Cataract Surgery FAQs
Q: What is a cataract?
A: A progressive clouding of the crystalline lens in the eye that can result on complete clouding and visual loss.
Q: What happens during cataract surgery?
A: During cataract surgery, the cataract is removed with a surgical technique called phacoemulsification and a man made IOL lens is implanted.
Q: What can I expect after cataract surgery
A: You may feel groggy from the local anesthesia. This is normal and will wear off fairly quickly. Your eye doctor may place antibiotic drops in your eye to prevent infection and administer anti-inflammatory drops to minimize swelling. You may also be provided an eye patch.
Q: What is an advanced technology intraocular lens (IOL)?
A: An intraocular lens (IOL) is the artificial lens surgeons implant to replace the eye’s crystalline lens that must be removed once it becomes cloudy. The main job of the IOL is to focus light onto the back of the eye (or retina), just as a natural, healthy eye lens would.

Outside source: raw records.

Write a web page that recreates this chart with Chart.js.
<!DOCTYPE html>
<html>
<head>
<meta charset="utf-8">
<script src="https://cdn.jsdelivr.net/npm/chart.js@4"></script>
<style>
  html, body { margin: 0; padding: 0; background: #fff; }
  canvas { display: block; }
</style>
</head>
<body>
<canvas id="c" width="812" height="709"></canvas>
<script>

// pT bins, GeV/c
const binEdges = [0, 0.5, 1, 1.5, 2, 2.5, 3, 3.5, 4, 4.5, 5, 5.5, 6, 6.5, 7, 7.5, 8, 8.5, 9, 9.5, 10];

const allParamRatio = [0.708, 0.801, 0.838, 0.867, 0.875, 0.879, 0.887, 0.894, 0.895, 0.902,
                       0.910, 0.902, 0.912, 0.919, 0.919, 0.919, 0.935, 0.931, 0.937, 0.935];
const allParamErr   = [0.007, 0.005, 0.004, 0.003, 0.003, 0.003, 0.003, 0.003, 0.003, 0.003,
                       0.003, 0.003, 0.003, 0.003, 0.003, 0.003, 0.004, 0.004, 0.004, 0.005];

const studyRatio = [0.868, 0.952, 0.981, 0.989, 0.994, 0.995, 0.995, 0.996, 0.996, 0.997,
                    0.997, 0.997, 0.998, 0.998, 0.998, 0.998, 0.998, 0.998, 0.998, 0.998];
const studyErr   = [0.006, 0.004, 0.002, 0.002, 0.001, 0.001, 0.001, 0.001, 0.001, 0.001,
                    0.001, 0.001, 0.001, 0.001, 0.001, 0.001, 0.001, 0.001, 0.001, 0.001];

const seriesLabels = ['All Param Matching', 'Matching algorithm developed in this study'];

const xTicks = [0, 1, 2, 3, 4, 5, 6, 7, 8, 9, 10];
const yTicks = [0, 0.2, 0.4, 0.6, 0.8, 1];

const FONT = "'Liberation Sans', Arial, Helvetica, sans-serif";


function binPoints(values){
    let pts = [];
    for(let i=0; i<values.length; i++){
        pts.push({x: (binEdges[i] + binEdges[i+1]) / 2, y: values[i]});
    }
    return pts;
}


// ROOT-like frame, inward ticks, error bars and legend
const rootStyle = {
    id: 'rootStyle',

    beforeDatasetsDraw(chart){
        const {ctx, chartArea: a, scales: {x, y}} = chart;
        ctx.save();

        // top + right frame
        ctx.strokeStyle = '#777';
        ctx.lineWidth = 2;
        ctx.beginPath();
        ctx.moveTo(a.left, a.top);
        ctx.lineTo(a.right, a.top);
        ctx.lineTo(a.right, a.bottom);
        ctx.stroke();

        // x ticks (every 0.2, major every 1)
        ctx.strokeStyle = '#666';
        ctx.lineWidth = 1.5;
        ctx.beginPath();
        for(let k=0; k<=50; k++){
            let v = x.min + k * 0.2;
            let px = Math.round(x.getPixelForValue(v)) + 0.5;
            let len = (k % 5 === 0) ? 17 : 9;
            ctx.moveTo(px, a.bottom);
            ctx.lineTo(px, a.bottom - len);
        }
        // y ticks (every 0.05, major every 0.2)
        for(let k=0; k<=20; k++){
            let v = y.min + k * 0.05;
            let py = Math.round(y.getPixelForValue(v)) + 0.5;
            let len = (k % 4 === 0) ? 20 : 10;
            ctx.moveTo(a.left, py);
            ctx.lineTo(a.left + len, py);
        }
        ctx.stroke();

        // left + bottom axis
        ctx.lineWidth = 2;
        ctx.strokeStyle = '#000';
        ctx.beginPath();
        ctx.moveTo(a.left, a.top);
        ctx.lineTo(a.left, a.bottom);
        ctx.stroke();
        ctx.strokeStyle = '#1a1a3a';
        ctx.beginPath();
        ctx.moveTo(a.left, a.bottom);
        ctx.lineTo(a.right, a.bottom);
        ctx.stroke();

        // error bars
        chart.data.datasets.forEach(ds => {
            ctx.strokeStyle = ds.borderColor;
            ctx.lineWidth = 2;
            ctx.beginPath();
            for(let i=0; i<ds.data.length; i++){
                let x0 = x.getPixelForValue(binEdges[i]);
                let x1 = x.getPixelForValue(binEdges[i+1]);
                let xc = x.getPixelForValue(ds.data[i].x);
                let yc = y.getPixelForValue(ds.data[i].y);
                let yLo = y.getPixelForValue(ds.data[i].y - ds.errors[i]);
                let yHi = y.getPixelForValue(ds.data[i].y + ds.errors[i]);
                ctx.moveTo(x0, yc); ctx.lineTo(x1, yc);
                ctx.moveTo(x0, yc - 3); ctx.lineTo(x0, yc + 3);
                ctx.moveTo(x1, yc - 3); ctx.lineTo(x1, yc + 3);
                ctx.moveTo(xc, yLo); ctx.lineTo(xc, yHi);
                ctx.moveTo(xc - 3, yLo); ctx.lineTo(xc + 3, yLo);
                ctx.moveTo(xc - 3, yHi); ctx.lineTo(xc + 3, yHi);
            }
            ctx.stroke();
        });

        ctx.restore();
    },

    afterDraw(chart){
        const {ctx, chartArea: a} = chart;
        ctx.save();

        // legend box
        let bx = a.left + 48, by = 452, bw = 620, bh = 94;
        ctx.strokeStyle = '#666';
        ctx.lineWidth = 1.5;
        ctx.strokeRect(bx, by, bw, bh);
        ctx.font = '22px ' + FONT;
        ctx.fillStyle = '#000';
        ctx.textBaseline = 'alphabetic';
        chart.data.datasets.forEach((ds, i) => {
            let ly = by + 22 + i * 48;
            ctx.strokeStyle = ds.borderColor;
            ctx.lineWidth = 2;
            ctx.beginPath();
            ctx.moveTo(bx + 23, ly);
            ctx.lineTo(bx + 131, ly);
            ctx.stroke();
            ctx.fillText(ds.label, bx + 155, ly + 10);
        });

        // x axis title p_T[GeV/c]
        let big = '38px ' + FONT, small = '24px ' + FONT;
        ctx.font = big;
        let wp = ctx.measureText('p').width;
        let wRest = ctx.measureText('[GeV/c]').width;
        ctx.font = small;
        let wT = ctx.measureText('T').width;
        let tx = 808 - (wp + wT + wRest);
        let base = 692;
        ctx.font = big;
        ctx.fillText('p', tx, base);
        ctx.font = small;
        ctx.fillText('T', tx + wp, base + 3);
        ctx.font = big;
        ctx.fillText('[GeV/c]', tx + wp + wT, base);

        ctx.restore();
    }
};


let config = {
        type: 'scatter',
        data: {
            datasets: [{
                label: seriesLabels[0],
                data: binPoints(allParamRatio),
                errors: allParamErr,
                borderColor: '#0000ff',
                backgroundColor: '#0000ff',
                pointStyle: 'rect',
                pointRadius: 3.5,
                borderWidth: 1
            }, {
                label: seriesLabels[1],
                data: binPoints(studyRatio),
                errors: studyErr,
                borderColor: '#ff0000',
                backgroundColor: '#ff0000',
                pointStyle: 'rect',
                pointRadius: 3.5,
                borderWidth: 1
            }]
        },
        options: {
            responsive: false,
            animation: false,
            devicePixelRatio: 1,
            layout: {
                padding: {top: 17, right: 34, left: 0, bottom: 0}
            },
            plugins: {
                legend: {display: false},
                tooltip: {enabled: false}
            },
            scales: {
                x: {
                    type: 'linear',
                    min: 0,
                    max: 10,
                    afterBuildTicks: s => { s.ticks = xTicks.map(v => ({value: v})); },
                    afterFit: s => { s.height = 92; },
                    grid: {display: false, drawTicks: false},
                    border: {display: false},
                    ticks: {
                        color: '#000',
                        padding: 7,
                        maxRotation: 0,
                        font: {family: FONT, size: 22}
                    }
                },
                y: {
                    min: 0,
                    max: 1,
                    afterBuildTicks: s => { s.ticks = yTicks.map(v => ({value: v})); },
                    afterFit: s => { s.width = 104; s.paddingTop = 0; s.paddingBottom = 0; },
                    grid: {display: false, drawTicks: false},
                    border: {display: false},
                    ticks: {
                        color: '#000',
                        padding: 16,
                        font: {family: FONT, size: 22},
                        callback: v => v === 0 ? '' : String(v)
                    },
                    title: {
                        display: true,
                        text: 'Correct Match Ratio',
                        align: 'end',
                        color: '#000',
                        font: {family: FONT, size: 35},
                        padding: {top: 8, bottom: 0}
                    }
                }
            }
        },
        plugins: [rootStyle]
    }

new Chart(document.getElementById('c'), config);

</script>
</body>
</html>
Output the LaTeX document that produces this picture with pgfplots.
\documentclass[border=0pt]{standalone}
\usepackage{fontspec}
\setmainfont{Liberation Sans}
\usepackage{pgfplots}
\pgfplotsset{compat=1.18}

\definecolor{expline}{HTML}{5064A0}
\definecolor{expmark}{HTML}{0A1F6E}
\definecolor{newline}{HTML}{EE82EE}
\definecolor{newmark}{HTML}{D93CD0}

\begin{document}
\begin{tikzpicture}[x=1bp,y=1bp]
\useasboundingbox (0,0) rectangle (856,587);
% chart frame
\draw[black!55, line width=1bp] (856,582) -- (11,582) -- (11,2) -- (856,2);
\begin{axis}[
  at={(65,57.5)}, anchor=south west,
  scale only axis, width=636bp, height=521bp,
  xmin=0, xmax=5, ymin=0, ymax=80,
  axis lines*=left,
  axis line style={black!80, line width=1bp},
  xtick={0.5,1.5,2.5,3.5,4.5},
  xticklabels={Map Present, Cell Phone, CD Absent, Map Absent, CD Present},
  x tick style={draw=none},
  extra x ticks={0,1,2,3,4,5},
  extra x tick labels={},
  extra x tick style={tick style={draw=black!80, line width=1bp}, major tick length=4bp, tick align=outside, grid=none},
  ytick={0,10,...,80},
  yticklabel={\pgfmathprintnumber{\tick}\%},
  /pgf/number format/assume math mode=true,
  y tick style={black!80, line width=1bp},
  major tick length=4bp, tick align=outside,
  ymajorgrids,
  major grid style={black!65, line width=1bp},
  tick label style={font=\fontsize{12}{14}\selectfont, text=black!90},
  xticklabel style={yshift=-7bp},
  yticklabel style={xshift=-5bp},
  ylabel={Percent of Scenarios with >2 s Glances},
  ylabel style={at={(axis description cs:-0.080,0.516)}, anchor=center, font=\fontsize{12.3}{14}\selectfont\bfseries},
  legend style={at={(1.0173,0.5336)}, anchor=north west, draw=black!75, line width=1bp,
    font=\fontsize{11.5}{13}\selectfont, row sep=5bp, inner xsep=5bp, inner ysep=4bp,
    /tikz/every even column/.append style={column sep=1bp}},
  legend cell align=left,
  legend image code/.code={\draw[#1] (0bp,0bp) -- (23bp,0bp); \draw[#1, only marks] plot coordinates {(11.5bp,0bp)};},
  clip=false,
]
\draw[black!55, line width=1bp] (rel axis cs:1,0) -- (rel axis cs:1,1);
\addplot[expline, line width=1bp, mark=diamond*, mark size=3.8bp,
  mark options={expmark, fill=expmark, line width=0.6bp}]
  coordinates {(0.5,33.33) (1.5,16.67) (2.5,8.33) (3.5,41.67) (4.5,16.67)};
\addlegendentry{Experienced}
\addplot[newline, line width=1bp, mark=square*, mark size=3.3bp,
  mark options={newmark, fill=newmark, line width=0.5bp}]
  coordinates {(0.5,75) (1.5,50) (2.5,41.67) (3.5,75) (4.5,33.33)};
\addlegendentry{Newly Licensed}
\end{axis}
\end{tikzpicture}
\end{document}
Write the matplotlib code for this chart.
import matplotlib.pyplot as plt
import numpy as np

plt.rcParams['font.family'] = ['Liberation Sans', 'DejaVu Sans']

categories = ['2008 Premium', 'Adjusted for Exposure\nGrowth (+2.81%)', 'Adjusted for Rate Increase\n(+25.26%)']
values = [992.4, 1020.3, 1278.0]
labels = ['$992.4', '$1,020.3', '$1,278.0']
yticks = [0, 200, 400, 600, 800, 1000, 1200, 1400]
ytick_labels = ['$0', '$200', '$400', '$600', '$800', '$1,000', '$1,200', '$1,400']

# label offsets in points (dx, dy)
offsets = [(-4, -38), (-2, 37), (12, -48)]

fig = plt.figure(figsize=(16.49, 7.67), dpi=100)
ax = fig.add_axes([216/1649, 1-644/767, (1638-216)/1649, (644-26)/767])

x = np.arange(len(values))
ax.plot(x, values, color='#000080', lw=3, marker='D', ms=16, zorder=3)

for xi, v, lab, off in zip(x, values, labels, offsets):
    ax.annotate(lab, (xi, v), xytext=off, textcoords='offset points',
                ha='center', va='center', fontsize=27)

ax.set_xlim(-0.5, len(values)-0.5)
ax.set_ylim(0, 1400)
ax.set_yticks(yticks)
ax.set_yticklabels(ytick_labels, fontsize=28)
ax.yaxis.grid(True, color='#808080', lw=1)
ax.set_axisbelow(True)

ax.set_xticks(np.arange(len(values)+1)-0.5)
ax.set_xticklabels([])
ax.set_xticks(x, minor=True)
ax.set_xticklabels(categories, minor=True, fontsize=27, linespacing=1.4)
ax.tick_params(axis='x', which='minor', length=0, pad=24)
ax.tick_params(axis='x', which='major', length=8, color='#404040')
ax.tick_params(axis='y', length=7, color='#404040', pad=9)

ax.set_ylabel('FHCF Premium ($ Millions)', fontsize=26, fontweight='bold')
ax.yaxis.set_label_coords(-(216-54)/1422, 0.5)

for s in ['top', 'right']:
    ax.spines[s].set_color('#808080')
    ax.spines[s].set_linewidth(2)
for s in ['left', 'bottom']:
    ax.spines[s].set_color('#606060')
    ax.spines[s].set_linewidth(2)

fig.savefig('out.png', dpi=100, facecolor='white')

Q: What makes advanced technology IOLs different from ordinary intraocular lenses?
A: Advanced IOLs typically enable vision at multiple distances instead of one distance like a monodical IOL.
Q: Is cataract surgery risky eye surgery?
A: The fact that millions of people have gone before you and come out of the procedures pleased, healthy, and able to see clearly again should be of comfort. Nonetheless, there are always special cases and certain situations when complications can arise.